== CHALLENGE ==
Your task is to transcribe the records exactly, skipping every image.

== RECORD EXTRACTS

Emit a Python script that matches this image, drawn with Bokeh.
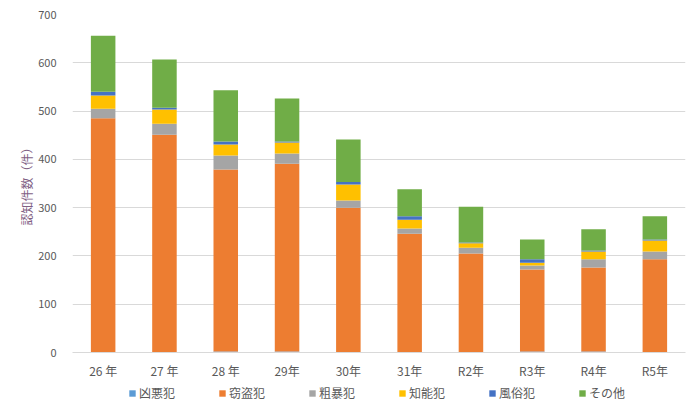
from bokeh.plotting import figure
from bokeh.layouts import column
from bokeh.models import ColumnDataSource, FactorRange, Legend, LegendItem, Range1d, FixedTicker
from bokeh.embed import file_html
from bokeh.resources import INLINE

years = ["26 年", "27 年", "28 年", "29年", "30年", "31年", "R2年", "R3年", "R4年", "R5年"]
series = ["凶悪犯", "窃盗犯", "粗暴犯", "知能犯", "風俗犯", "その他"]
kyoaku = [1, 1, 2, 2, 1, 1, 1, 2, 2, 1]
settou = [484, 450, 377, 389, 299, 245, 204, 170, 174, 192]
sobou = [20, 23, 29, 21, 15, 11, 12, 8, 17, 16]
chinou = [27, 29, 23, 23, 33, 18, 9, 6, 16, 23]
fuzoku = [8, 4, 6, 2, 5, 7, 2, 7, 2, 2]
sonota = [116, 100, 106, 89, 88, 56, 74, 41, 44, 48]
colors = ["#5B9BD5", "#ED7D31", "#A5A5A5", "#FFC000", "#4472C4", "#70AD47"]
y_ticks = [0, 100, 200, 300, 400, 500, 600, 700]

keys = ["s0", "s1", "s2", "s3", "s4", "s5"]
source = ColumnDataSource(dict(x=years, s0=kyoaku, s1=settou, s2=sobou, s3=chinou, s4=fuzoku, s5=sonota))

FONT = "Noto Sans CJK JP"

p = figure(width=700, height=385, x_range=FactorRange(*years, range_padding=0),
           y_range=Range1d(0, 700), output_backend="svg", toolbar_location=None,
           min_border_left=72, min_border_right=15, min_border_top=14, min_border_bottom=33)
p.outline_line_color = None
p.border_fill_color = "white"

renderers = p.vbar_stack(keys, x="x", width=0.4, color=colors, line_color=None, source=source)

p.xgrid.grid_line_color = None
p.ygrid.grid_line_color = "#D9D9D9"
p.ygrid.ticker = FixedTicker(ticks=y_ticks)

p.yaxis.ticker = FixedTicker(ticks=y_ticks)
p.yaxis.axis_line_color = None
p.yaxis.major_tick_line_color = None
p.yaxis.minor_tick_line_color = None
p.yaxis.major_label_text_font = FONT
p.yaxis.major_label_text_font_size = "11px"
p.yaxis.major_label_text_color = "#595959"
p.yaxis.major_label_standoff = 10
p.yaxis.axis_label = "認知件数（件）"
p.yaxis.axis_label_text_font = FONT
p.yaxis.axis_label_text_font_style = "normal"
p.yaxis.axis_label_text_font_size = "12px"
p.yaxis.axis_label_text_color = "#7F6084"
p.yaxis.axis_label_standoff = 0

p.xaxis.axis_line_color = "#D9D9D9"
p.xaxis.major_tick_line_color = None
p.xaxis.minor_tick_line_color = None
p.xaxis.major_label_text_font = FONT
p.xaxis.major_label_text_font_size = "12px"
p.xaxis.major_label_text_color = "#595959"
p.xaxis.major_label_standoff = 3

# legend strip below the chart; its renderers lie outside the strip's visible y range
q = figure(width=700, height=35, x_range=FactorRange(*years, range_padding=0), y_range=Range1d(1000, 1001),
           output_backend="svg", toolbar_location=None, x_axis_location=None, y_axis_location=None,
           min_border_left=0, min_border_right=0, min_border_top=0, min_border_bottom=0)
q.outline_line_color = None
q.grid.visible = False
leg_r = q.vbar_stack(keys, x="x", width=0.4, color=colors, line_color=None, source=source)

items = [LegendItem(label=s, renderers=[r]) for s, r in zip(series, leg_r)]
legend = Legend(items=items, orientation="horizontal", location=(56, 19),
                glyph_width=8, glyph_height=8, label_standoff=3, spacing=43,
                padding=0, margin=0, border_line_color=None, background_fill_alpha=0,
                label_text_font=FONT, label_text_font_size="12px", label_text_color="#595959")
q.add_layout(legend, "center")

layout = column(p, q, spacing=0)
open("out.html", "w").write(file_html(layout, INLINE))
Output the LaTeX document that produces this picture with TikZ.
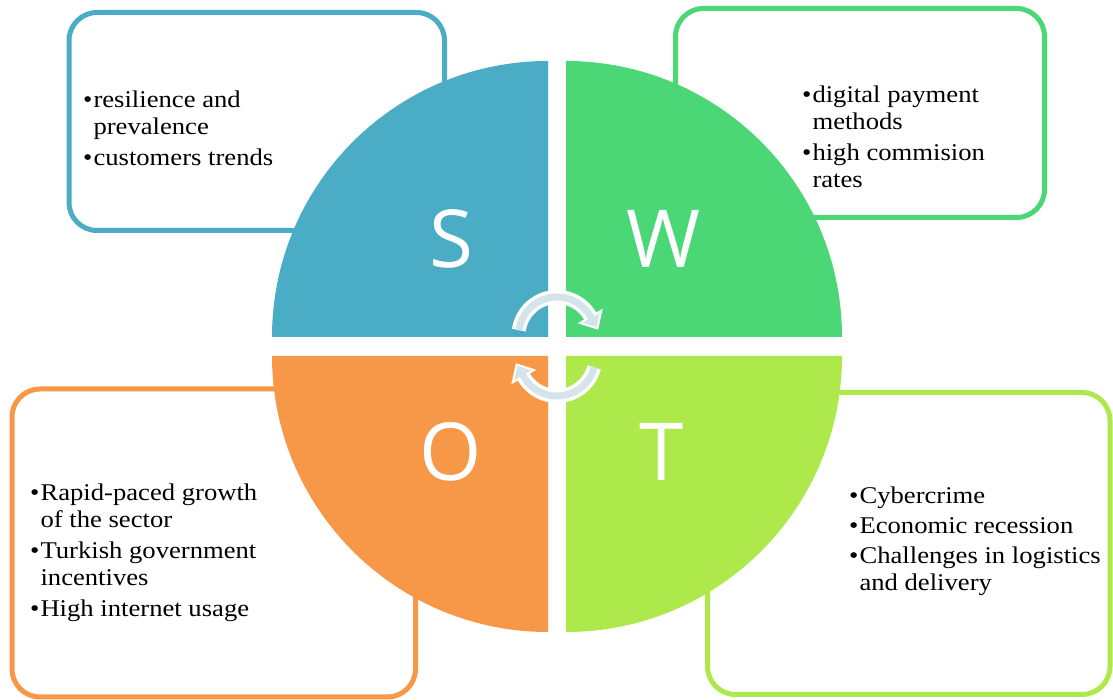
\documentclass[tikz,border=0pt]{standalone}
\usepackage{fontspec}
\setmainfont[FakeStretch=1.11]{Liberation Serif}
\newfontfamily\swotletter{Open Sans}
\usetikzlibrary{arrows.meta}
\definecolor{sblue}{RGB}{75,172,198}
\definecolor{wgreen}{RGB}{75,215,118}
\definecolor{oorange}{RGB}{247,152,72}
\definecolor{tlime}{RGB}{173,233,74}
\definecolor{cyclec}{RGB}{213,227,235}

\begin{document}
\begin{tikzpicture}[x=1pt, y=1pt,
    box/.style={draw, line width=5pt, rounded corners=28pt, fill=white},
    letter/.style={text=white, inner sep=0pt, font=\swotletter\fontsize{80}{80}\selectfont},
    points/.style={anchor=base west, inner sep=0pt, font=\fontsize{24}{26.5}\selectfont},
    cycrim/.style={draw=white, line width=14pt, -{Triangle[length=16pt, width=28pt]}},
    cycarrow/.style={draw=cyclec, line width=7pt, shorten >=3pt, -{Triangle[length=11pt, width=19pt]}}
]
\useasboundingbox (0,0) rectangle (1113,700);

% Boxes behind the wheel
\draw[box, draw=sblue] (69,469.5) rectangle (444.5,687.5);
\draw[box, draw=wgreen] (675.5,482.5) rectangle (1044.5,691.5);
\draw[box, draw=oorange] (12,3) rectangle (415.5,311);
\draw[box, draw=tlime] (707.5,5.5) rectangle (1110,307.5);

% Wheel
\coordinate (hub) at (557,353.5);
\fill[white] (hub) circle (282);
\fill[sblue] (548,363) -- ++(-276,0) arc[start angle=180, end angle=90, radius=276] -- cycle;
\fill[wgreen] (566,363) -- ++(0,276) arc[start angle=90, end angle=0, radius=276] -- cycle;
\fill[oorange] (548,344) -- ++(0,-276) arc[start angle=270, end angle=180, radius=276] -- cycle;
\fill[tlime] (566,344) -- ++(276,0) arc[start angle=0, end angle=-90, radius=276] -- cycle;

\node[letter] (s) at (451,461.5) {S};
\node[letter] (w) at (663.5,461.5) {W};
\node[letter] (o) at (451,248.5) {O};
\node[letter] (t) at (662,248.5) {T};

% Cycle arrows in the middle
\coordinate (topc) at (557,364.5);
\coordinate (botc) at (557,342.5);
\foreach \sty in {cycrim, cycarrow} {
  \draw[\sty] ([shift={(172:38.5)}]topc) arc[start angle=172, end angle=32, radius=38.5] -- ++(-60:17);
  \draw[\sty] ([shift={(-15:38.5)}]botc) arc[start angle=-15, end angle=-148, radius=38.5] -- ++(120:17);
}

% Bullet texts
\node[points] (stext) at (83,592) {\begin{tabular}[t]{@{}l@{\hspace{1pt}}l@{}}
  \textbullet & resilience and\\ & prevalence\\[5pt]
  \textbullet & customers trends
\end{tabular}};
\node[points] (wtext) at (802,597) {\begin{tabular}[t]{@{}l@{\hspace{1pt}}l@{}}
  \textbullet & digital payment\\ & methods\\[5pt]
  \textbullet & high commision\\ & rates
\end{tabular}};
\node[points] (otext) at (30,199) {\begin{tabular}[t]{@{}l@{\hspace{1pt}}l@{}}
  \textbullet & Rapid-paced growth\\ & of the sector\\[5pt]
  \textbullet & Turkish government\\ & incentives\\[5pt]
  \textbullet & High internet usage
\end{tabular}};
\node[points] (ttext) at (849,196) {\begin{tabular}[t]{@{}l@{\hspace{1pt}}l@{}}
  \textbullet & Cybercrime\\[3.5pt]
  \textbullet & Economic recession\\[3.5pt]
  \textbullet & Challenges in logistics\\ & and delivery
\end{tabular}};

\end{tikzpicture}
\end{document}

====

== WRITTEN ANSWER ==
Emit a Python script that matches this image, drawn with Bokeh.
from bokeh.plotting import figure
from bokeh.layouts import column
from bokeh.models import ColumnDataSource, FactorRange, Legend, LegendItem, Range1d, FixedTicker
from bokeh.embed import file_html
from bokeh.resources import INLINE

years = ["26 年", "27 年", "28 年", "29年", "30年", "31年", "R2年", "R3年", "R4年", "R5年"]
series = ["凶悪犯", "窃盗犯", "粗暴犯", "知能犯", "風俗犯", "その他"]
kyoaku = [1, 1, 2, 2, 1, 1, 1, 2, 2, 1]
settou = [484, 450, 377, 389, 299, 245, 204, 170, 174, 192]
sobou = [20, 23, 29, 21, 15, 11, 12, 8, 17, 16]
chinou = [27, 29, 23, 23, 33, 18, 9, 6, 16, 23]
fuzoku = [8, 4, 6, 2, 5, 7, 2, 7, 2, 2]
sonota = [116, 100, 106, 89, 88, 56, 74, 41, 44, 48]
colors = ["#5B9BD5", "#ED7D31", "#A5A5A5", "#FFC000", "#4472C4", "#70AD47"]
y_ticks = [0, 100, 200, 300, 400, 500, 600, 700]

keys = ["s0", "s1", "s2", "s3", "s4", "s5"]
source = ColumnDataSource(dict(x=years, s0=kyoaku, s1=settou, s2=sobou, s3=chinou, s4=fuzoku, s5=sonota))

FONT = "Noto Sans CJK JP"

p = figure(width=700, height=385, x_range=FactorRange(*years, range_padding=0),
           y_range=Range1d(0, 700), output_backend="svg", toolbar_location=None,
           min_border_left=72, min_border_right=15, min_border_top=14, min_border_bottom=33)
p.outline_line_color = None
p.border_fill_color = "white"

renderers = p.vbar_stack(keys, x="x", width=0.4, color=colors, line_color=None, source=source)

p.xgrid.grid_line_color = None
p.ygrid.grid_line_color = "#D9D9D9"
p.ygrid.ticker = FixedTicker(ticks=y_ticks)

p.yaxis.ticker = FixedTicker(ticks=y_ticks)
p.yaxis.axis_line_color = None
p.yaxis.major_tick_line_color = None
p.yaxis.minor_tick_line_color = None
p.yaxis.major_label_text_font = FONT
p.yaxis.major_label_text_font_size = "11px"
p.yaxis.major_label_text_color = "#595959"
p.yaxis.major_label_standoff = 10
p.yaxis.axis_label = "認知件数（件）"
p.yaxis.axis_label_text_font = FONT
p.yaxis.axis_label_text_font_style = "normal"
p.yaxis.axis_label_text_font_size = "12px"
p.yaxis.axis_label_text_color = "#7F6084"
p.yaxis.axis_label_standoff = 0

p.xaxis.axis_line_color = "#D9D9D9"
p.xaxis.major_tick_line_color = None
p.xaxis.minor_tick_line_color = None
p.xaxis.major_label_text_font = FONT
p.xaxis.major_label_text_font_size = "12px"
p.xaxis.major_label_text_color = "#595959"
p.xaxis.major_label_standoff = 3

# legend strip below the chart; its renderers lie outside the strip's visible y range
q = figure(width=700, height=35, x_range=FactorRange(*years, range_padding=0), y_range=Range1d(1000, 1001),
           output_backend="svg", toolbar_location=None, x_axis_location=None, y_axis_location=None,
           min_border_left=0, min_border_right=0, min_border_top=0, min_border_bottom=0)
q.outline_line_color = None
q.grid.visible = False
leg_r = q.vbar_stack(keys, x="x", width=0.4, color=colors, line_color=None, source=source)

items = [LegendItem(label=s, renderers=[r]) for s, r in zip(series, leg_r)]
legend = Legend(items=items, orientation="horizontal", location=(56, 19),
                glyph_width=8, glyph_height=8, label_standoff=3, spacing=43,
                padding=0, margin=0, border_line_color=None, background_fill_alpha=0,
                label_text_font=FONT, label_text_font_size="12px", label_text_color="#595959")
q.add_layout(legend, "center")

layout = column(p, q, spacing=0)
open("out.html", "w").write(file_html(layout, INLINE))
Output the LaTeX document that produces this picture with TikZ.
\documentclass[tikz,border=0pt]{standalone}
\usepackage{fontspec}
\setmainfont[FakeStretch=1.11]{Liberation Serif}
\newfontfamily\swotletter{Open Sans}
\usetikzlibrary{arrows.meta}
\definecolor{sblue}{RGB}{75,172,198}
\definecolor{wgreen}{RGB}{75,215,118}
\definecolor{oorange}{RGB}{247,152,72}
\definecolor{tlime}{RGB}{173,233,74}
\definecolor{cyclec}{RGB}{213,227,235}

\begin{document}
\begin{tikzpicture}[x=1pt, y=1pt,
    box/.style={draw, line width=5pt, rounded corners=28pt, fill=white},
    letter/.style={text=white, inner sep=0pt, font=\swotletter\fontsize{80}{80}\selectfont},
    points/.style={anchor=base west, inner sep=0pt, font=\fontsize{24}{26.5}\selectfont},
    cycrim/.style={draw=white, line width=14pt, -{Triangle[length=16pt, width=28pt]}},
    cycarrow/.style={draw=cyclec, line width=7pt, shorten >=3pt, -{Triangle[length=11pt, width=19pt]}}
]
\useasboundingbox (0,0) rectangle (1113,700);

% Boxes behind the wheel
\draw[box, draw=sblue] (69,469.5) rectangle (444.5,687.5);
\draw[box, draw=wgreen] (675.5,482.5) rectangle (1044.5,691.5);
\draw[box, draw=oorange] (12,3) rectangle (415.5,311);
\draw[box, draw=tlime] (707.5,5.5) rectangle (1110,307.5);

% Wheel
\coordinate (hub) at (557,353.5);
\fill[white] (hub) circle (282);
\fill[sblue] (548,363) -- ++(-276,0) arc[start angle=180, end angle=90, radius=276] -- cycle;
\fill[wgreen] (566,363) -- ++(0,276) arc[start angle=90, end angle=0, radius=276] -- cycle;
\fill[oorange] (548,344) -- ++(0,-276) arc[start angle=270, end angle=180, radius=276] -- cycle;
\fill[tlime] (566,344) -- ++(276,0) arc[start angle=0, end angle=-90, radius=276] -- cycle;

\node[letter] (s) at (451,461.5) {S};
\node[letter] (w) at (663.5,461.5) {W};
\node[letter] (o) at (451,248.5) {O};
\node[letter] (t) at (662,248.5) {T};

% Cycle arrows in the middle
\coordinate (topc) at (557,364.5);
\coordinate (botc) at (557,342.5);
\foreach \sty in {cycrim, cycarrow} {
  \draw[\sty] ([shift={(172:38.5)}]topc) arc[start angle=172, end angle=32, radius=38.5] -- ++(-60:17);
  \draw[\sty] ([shift={(-15:38.5)}]botc) arc[start angle=-15, end angle=-148, radius=38.5] -- ++(120:17);
}

% Bullet texts
\node[points] (stext) at (83,592) {\begin{tabular}[t]{@{}l@{\hspace{1pt}}l@{}}
  \textbullet & resilience and\\ & prevalence\\[5pt]
  \textbullet & customers trends
\end{tabular}};
\node[points] (wtext) at (802,597) {\begin{tabular}[t]{@{}l@{\hspace{1pt}}l@{}}
  \textbullet & digital payment\\ & methods\\[5pt]
  \textbullet & high commision\\ & rates
\end{tabular}};
\node[points] (otext) at (30,199) {\begin{tabular}[t]{@{}l@{\hspace{1pt}}l@{}}
  \textbullet & Rapid-paced growth\\ & of the sector\\[5pt]
  \textbullet & Turkish government\\ & incentives\\[5pt]
  \textbullet & High internet usage
\end{tabular}};
\node[points] (ttext) at (849,196) {\begin{tabular}[t]{@{}l@{\hspace{1pt}}l@{}}
  \textbullet & Cybercrime\\[3.5pt]
  \textbullet & Economic recession\\[3.5pt]
  \textbullet & Challenges in logistics\\ & and delivery
\end{tabular}};

\end{tikzpicture}
\end{document}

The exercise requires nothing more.